In August 1887, in a letter to Edmund Gosse, Hardy told of the weeks and months of ‘despondency’ which he had experienced ‘in byegone years’, the most recent bout being ‘several years ago’. This he attributed to his ‘stomach’ and eating habits, but alluded to the fact that other factors may have been involved. In the autumn, Hardy was toying with ideas for plots for his forthcoming epic drama,
The Dynasts
. Meanwhile, his reading of the poets and the Classics continued unabated.
In the spring of 1888, Hardy and Emma again sojourned in London before returning to Paris; this time to the Salon, to the races at Longchamps, and to an exhibition of drawings and paintings by French writer Victor Hugo.
17
On their return, Hardy called upon Lady Portsmouth and, being always one with an eye for a pretty female face or figure, remarked upon how well her ladyship’s ‘black, brocaded silk’ fitted her.
On 4 May 1888 Hardy’s
Wessex Tales
– a collection of short stories – was published by Macmillan. They included
The Three Strangers
, in which the hangman meets his victim-to-be (an escaped convict) in a shepherd’s cottage;
The Withered Arm
, where a woman invokes magic to cure a malady; and
A Tradition of Eighteen Hundred and Four
, where Napoleon (with whom Hardy was always fascinated) is engaged in a reconnaissance of the Wessex countryside. In
The Distracted Preacher
Hardy makes use of anecdotes told to him by his grandfather, Thomas I, in regard to smuggling on the ‘Wessex’ coast.
In mid-July Hardy and Emma return to Dorchester, where Hardy makes a note of interesting stories he has heard for possible inclusion in future novels. Examples include the tale of a man who took ‘casts of the heads of executed convicts’, and that of a young lady who got married wearing ‘a dainty pair of shoes’ – these shoes had been previously thrown at her by another man, a shoemaker, whose love she had spurned; he had made them for her as a present.
In London in 1889 Hardy was fascinated by Turner’s use of light at an exhibition of his paintings at the Royal Academy. He also compared the techniques of Botticelli and Rubens in their depiction of the ‘flesh’, Vis-à-vis the ‘soul’; the fact that both these men were portrayers of the female form par excellence would not have been wasted on him. As always, he and Emma attended church services, concerts, plays and, of course, society events.

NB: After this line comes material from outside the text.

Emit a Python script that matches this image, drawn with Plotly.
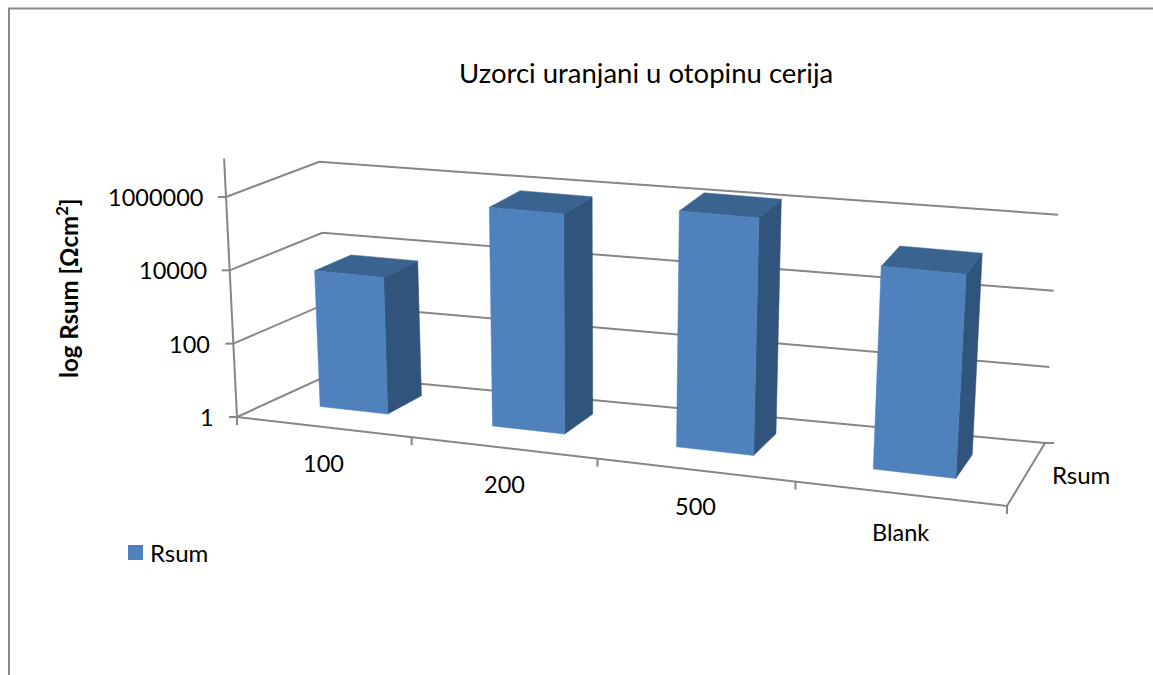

In a letter to poet and essayist John Addington Symonds in April, Hardy asks ‘whether we ought to write sad stories, considering how much sadness there is in the world already’. He concludes that the justification for doing so is that ‘the first step towards cure of, or even relief from, any disease (is) … to understand it’. This may then provide an escape from the worst forms of sadness in real life.
18
This may be interpreted to mean that for Hardy, the writing of novels and poems with a sad theme acted as a catharsis in respect of his unhappy life with Emma.